Pull each line holding the word "seaborn" from the data.
Start Recorded data
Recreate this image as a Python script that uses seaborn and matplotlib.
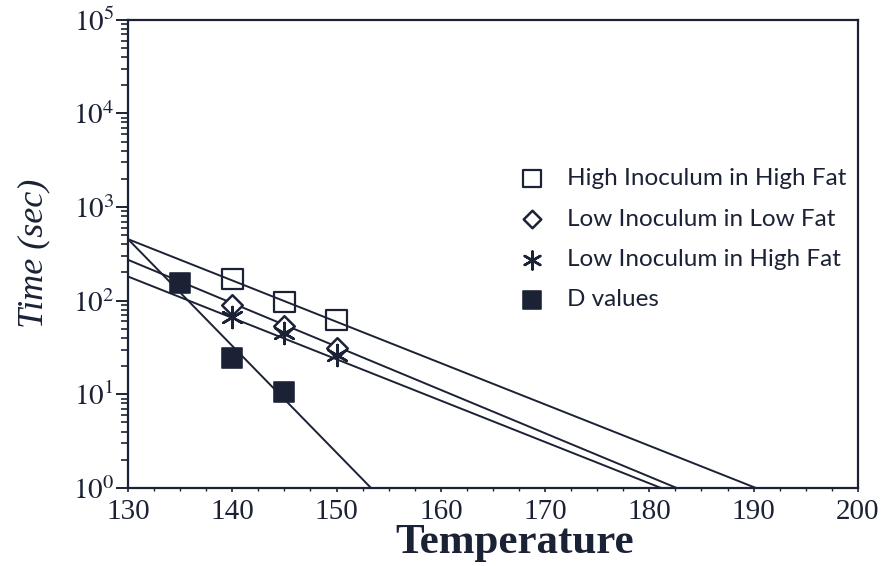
import numpy as np
import pandas as pd
import matplotlib
matplotlib.use("Agg")
import matplotlib.pyplot as plt
import seaborn as sns
from matplotlib.ticker import FixedLocator, FixedFormatter, LogLocator, NullFormatter, MultipleLocator

# measured points (temperature in C, time in sec)
high_hf_temp = [140, 145, 150]
high_hf_time = [171, 97, 62]

low_lf_temp = [140, 145, 150]
low_lf_time = [90, 54, 31]

low_hf_temp = [140, 145, 150]
low_hf_time = [67, 45, 26]

d_temp = [135, 140, 145]
d_time = [155, 24.5, 10.6]

# fitted lines, read as end points (start at 130 C, end where they reach 1 sec)
line_high_hf_temp = [130, 190.2]
line_high_hf_time = [454, 1]
line_low_lf_temp = [130, 182.6]
line_low_lf_time = [273, 1]
line_low_hf_temp = [130, 181.1]
line_low_hf_time = [181, 1]
line_d_temp = [130, 153.3]
line_d_time = [454, 1]

legend_labels = ["High Inoculum in High Fat", "Low Inoculum in Low Fat",
                 "Low Inoculum in High Fat", "D values"]
x_ticks = [130, 140, 150, 160, 170, 180, 190, 200]
y_ticks = [1, 10, 100, 1000, 10000, 100000]
y_tick_labels = ["$10^{0}$", "$10^{1}$", "$10^{2}$", "$10^{3}$", "$10^{4}$", "$10^{5}$"]

ink = "#1c2236"

sns.set_style("ticks")
plt.rcParams["font.family"] = ["Liberation Serif", "DejaVu Serif"]
plt.rcParams["mathtext.fontset"] = "stix"
plt.rcParams["axes.edgecolor"] = ink
plt.rcParams["axes.linewidth"] = 1.6

fig = plt.figure(figsize=(8.89, 5.66), dpi=100)
ax = fig.add_axes([0.144, 0.138, 0.821, 0.827])

# regression lines
for lt, ly in [(line_high_hf_temp, line_high_hf_time), (line_low_lf_temp, line_low_lf_time),
               (line_low_hf_temp, line_low_hf_time), (line_d_temp, line_d_time)]:
    df = pd.DataFrame({"Temperature": lt, "Time": ly})
    sns.lineplot(data=df, x="Temperature", y="Time", ax=ax, color=ink, linewidth=1.4)

# data markers
sns.scatterplot(x=high_hf_temp, y=high_hf_time, ax=ax, marker="s", s=220,
                facecolor="none", edgecolor=ink, linewidth=1.6, label=legend_labels[0], zorder=5)
sns.scatterplot(x=low_lf_temp, y=low_lf_time, ax=ax, marker="D", s=110,
                facecolor="white", edgecolor=ink, linewidth=1.8, label=legend_labels[1], zorder=5)
sns.scatterplot(x=low_hf_temp, y=low_hf_time, ax=ax, marker=(6, 2, 0), s=230,
                color=ink, linewidth=1.8, label=legend_labels[2], zorder=6)
sns.scatterplot(x=d_temp, y=d_time, ax=ax, marker="s", s=210,
                color=ink, edgecolor=ink, label=legend_labels[3], zorder=5)

ax.set_yscale("log")
ax.set_xlim(130, 200)
ax.set_ylim(1, 1e5)

ax.xaxis.set_major_locator(FixedLocator(x_ticks))
ax.yaxis.set_major_locator(FixedLocator(y_ticks))
ax.yaxis.set_major_formatter(FixedFormatter(y_tick_labels))
ax.yaxis.set_minor_locator(LogLocator(base=10, subs=np.arange(2, 10)))
ax.yaxis.set_minor_formatter(NullFormatter())
ax.xaxis.set_minor_locator(MultipleLocator(2.5))

ax.tick_params(axis="y", which="major", direction="out", length=9, width=1.4,
               labelsize=21, pad=1, colors=ink)
ax.tick_params(axis="y", which="minor", direction="out", length=5, width=1.2, colors=ink)
ax.tick_params(axis="x", which="major", direction="out", length=3, width=1.2,
               labelsize=21, pad=5, colors=ink)
ax.tick_params(axis="x", which="minor", direction="out", length=2, width=1, colors=ink)

for s in ax.spines.values():
    s.set_visible(True)

ax.set_xlabel("Temperature", fontsize=31, fontweight="bold", color=ink, labelpad=-1, x=0.53)
ax.set_ylabel("Time (sec)", fontsize=26, fontstyle="italic", color=ink, labelpad=16)

leg = ax.legend(loc="upper left", bbox_to_anchor=(0.49, 0.73), frameon=False,
                labelspacing=0.8, handletextpad=0.45, markerscale=0.85,
                prop={"family": ["Lato", "DejaVu Sans"], "size": 17.5})
for t in leg.get_texts():
    t.set_color(ink)

fig.savefig("out.png", dpi=100)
End Recorded data
_Final answer_.
Recreate this image as a Python script that uses seaborn and matplotlib.
import seaborn as sns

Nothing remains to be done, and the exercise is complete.